May 22, 2008
UAlbany's Yvette Nsiah Competes for Miss Universe in July
Nsiah, an Africana studies major and education minor who just completed her junior year, was born on Long Island. At the age of nine, she and her family moved to Kumasi, Ghana; they eventually relocated to the capital city of Accra. When she graduated high school, she decided to return to the U.S. for college. “My brother went to Albany, so I knew a lot about the school,” she said. She decided to follow in his footsteps.
Her enrollment was fortuitous: during her sophomore year, she entered UAlbany’s annual African Queen pageant, and won. This was her first foray into the world of pageants, and began to change her perception of these competitions. “It’s not all about beauty,” she said.
After the African Queen win, Nsiah was contacted about competing for the Miss Universe Ghana title. She returned to Accra, attended preliminary castings, and was chosen as one of five women to compete in the final event, eventually claiming the crown in late April. “I still feel like it’s not me,” she said. Remarking on her one year’s worth of experience – considered very little in the pageant world – she added, “I guess I have luck.”

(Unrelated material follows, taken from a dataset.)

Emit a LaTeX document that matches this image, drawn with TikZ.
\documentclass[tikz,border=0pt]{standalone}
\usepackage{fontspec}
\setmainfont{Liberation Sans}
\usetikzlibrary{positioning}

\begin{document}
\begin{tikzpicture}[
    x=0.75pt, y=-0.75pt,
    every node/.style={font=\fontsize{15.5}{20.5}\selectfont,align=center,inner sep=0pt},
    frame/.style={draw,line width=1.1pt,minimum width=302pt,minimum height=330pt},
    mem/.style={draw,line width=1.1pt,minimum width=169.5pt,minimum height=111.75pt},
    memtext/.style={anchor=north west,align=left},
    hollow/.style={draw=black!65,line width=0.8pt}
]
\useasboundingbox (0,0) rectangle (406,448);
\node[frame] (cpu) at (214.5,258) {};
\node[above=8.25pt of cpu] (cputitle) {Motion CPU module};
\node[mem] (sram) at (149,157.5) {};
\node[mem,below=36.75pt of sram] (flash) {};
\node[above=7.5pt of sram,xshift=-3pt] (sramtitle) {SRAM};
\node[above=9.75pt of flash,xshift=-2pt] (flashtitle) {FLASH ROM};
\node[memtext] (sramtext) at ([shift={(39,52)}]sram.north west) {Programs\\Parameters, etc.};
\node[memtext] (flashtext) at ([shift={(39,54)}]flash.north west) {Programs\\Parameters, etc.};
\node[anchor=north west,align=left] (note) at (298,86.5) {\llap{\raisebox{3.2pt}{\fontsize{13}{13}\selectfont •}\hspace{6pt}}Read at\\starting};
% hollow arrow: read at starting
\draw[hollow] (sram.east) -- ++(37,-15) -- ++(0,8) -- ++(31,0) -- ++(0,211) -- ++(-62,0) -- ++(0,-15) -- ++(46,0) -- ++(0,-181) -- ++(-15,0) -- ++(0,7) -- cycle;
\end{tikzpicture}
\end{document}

One other component that the Miss Universe competition stresses is passion, which Nsiah has in spades, especially concerning her chosen charity cause: foster care and children’s education. “There are lots of kids suffering and that’s not fair. They don’t have access to a lot of things and that’s not their fault,” she said.
If she wins the Miss Universe title, Nsiah will work for Donald Trump for a year, promote her charity, and receive a $40,000 prize, all while maintaining her status as a student at UAlbany. Trump is the executive producer of the July event, which will be televised on NBC.
No matter the outcome of the contest, she is hoping it will propel her on to bigger and better things, both on a personal and professional level. A musician who sings, plays keyboard, and composes her own songs, she sees this exposure as something to benefit a future career in music. “It’s a great coincidence all this happened,” she said. But she stresses that education, her own as well as that which she hopes to bring to less-fortunate children, comes first, and that any musical aspirations she has will wait until she is done with school.
For now, Nsiah will enjoy the month she will be spending in Vietnam. Starting in mid-June, she will be sightseeing, meeting prominent local leaders, “And then we get to work,” she said with a laugh.
The 2008 Miss Universe Pageant will be broadcast on NBC on July 14. Check your local listings.